Sometime after Ronson finished working on “Dance the Night” and “I’m Just Ken,” Gerwig asked him to put together the rest of the Barbie soundtrack. Ronson didn’t hesitate to say yes. “I just loved this film already so much, and I wanted to have as much to do with it as possible,” he says. So the duo sat down and dreamed up a list of possible collaborators. Ronson figured they’d be lucky to get a third of them, but as soon as the first photos leaked from the Barbie set, he found it wasn’t hard to convince people to come to his studio and watch a few scenes from the film.
Each time an artist would visit Ronson’s studio, he would hand-select a scene for them to watch to help inspire a song. When Lizzo came in, she was shown the opening credits. Originally Ronson and Wyatt had written a piece of music to play over the scene, which depicts a perfect day in Barbie World. He describes it as a “Dave Grusin, ’80s, Working Girl, Tootsie kind of thing,” and he thought it was pretty cute. But the four-minute sequence was calling out for some lyrics.

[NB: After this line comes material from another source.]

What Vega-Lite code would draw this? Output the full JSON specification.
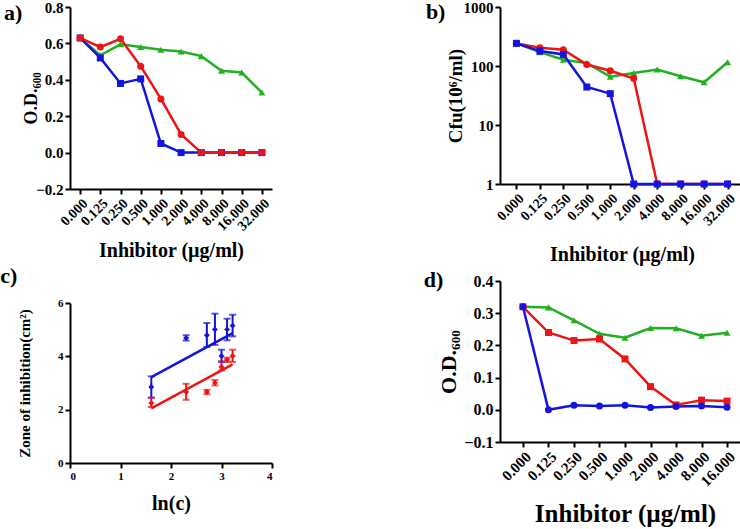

It wasn’t an easy scene to write a song around, because so much was happening on the screen. Ronson says Lizzo tried a few things, but nothing was quite working until she asked to watch the footage again. As the tape rolled, she began to freestyle over the beat, essentially narrating the action. “She said a couple things that just made me laugh out loud,” he recalls. Now, Ronson says, the film opens with “Lizzo basically welcoming you into the world of Barbie.”
The 17-song soundtrack features an eclectic mix of musicians, from Charli XCX—who sampled Toni Basil’s “Mickey” on “Speed Drive”—to Karol G to Khalid. But Ronson knew it wouldn’t be complete without Minaj, queen of the Barbz, or Aqua’s “Barbie Girl,” which Robbie was adamant be included in the film. It was a double victory when he found a way to combine them into one track.
First Ronson got producer RiotUSA to find a clever way to flip the chorus of the bubblegum pop hit. Then the producer connected Ronson with his regular collaborator: on-the-rise rapper Ice Spice. It was Ice Spice who helped get the track in front of Minaj. “And that’s how we managed to make the impossible possible,” Ronson says. “If you told me at the beginning of this movie that we were gonna get Nicki Minaj rhyming over a drill flip of ‘Barbie Girl,’ I’m like, then we’re good. We could just have 13 blank songs on the rest of the soundtrack.”